Здесь уместно пояснить, что старинная японская печаль, о которой говорит Кавабата, не имеет ничего общего с «европейской духовной трагедией» и «мрачными тучами», надвинувшимися на растерянных и измученных японцев после войны.

Старинная японская печаль — это печаль одиночества перед ликом Вечности, в ней нет чувства безысходности, это естественное состояние человека, ощущающего себя маленькой, но неотъемлемой частью мироздания.

Старинная японская печаль — это печальное очарование вещей моно-но аварэ, — предметов, явлений, всего, что окружает человека и с чем он сталкивается в жизни, в том числе и человеческие чувства.

«Присущую японцам утонченную печаль» (нихон-но сэнсайна ай-сю), как называет Кавабата эту особенность мироощущения японцев, их понимания прекрасного породила поэтизация недолговечности всего сущего. В эссе «Нетленная красота» («Хоробину би», 1969) Кавабата отмечает, что в японском языке понятия «печаль» и «красота» взаимосвязаны. В романе «Красота и печаль», говоря о «печали» (канасими) или «печальном» (канасии), он употребляет иероглиф, который читается «аварэ», и помимо значений «грусть», «вызывать сочувствие», «глубоко чувствовать», «волновать» имеет еще значение «прелесть», «очарование». Красота печальна, а печаль красива. Такое понимание красоты придало моно-но аварэ элегическую окраску.
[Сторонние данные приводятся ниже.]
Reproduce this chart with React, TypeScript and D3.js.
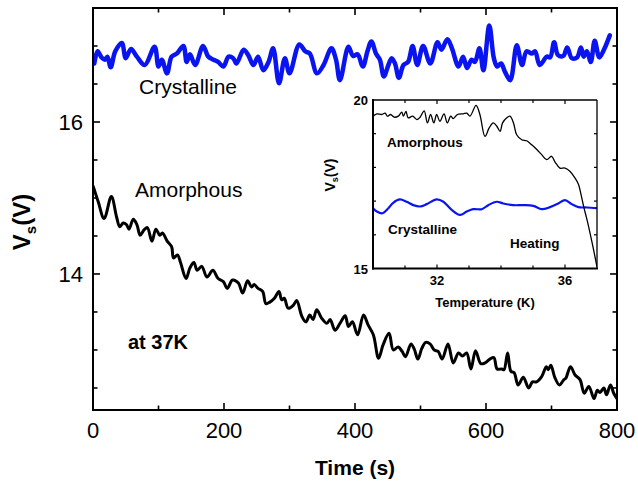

Традиционно в представлении японцев красота печали часто связана с разлукой, неразделенной любовью, недостижимостью идеала. Неразделенная любовь бескорыстнее, чище, возвышеннее, и в этом есть своя прелесть. Само понятие красоты несет в себе оттенок грусти. Так, в романе «Снежная страна» рефреном звучит фраза, в которой акцент на словах «так прекрасно, что вызывает грусть» (кикоэмо сэну той фунэ-но хито-о ёбу ёна канасии ходо уцукусии коэ дэ атта — «голос ее, словно звавший кого-то, кто находился на далеком корабле и не слышал зова, был так прекрасен, что становилось грустно»).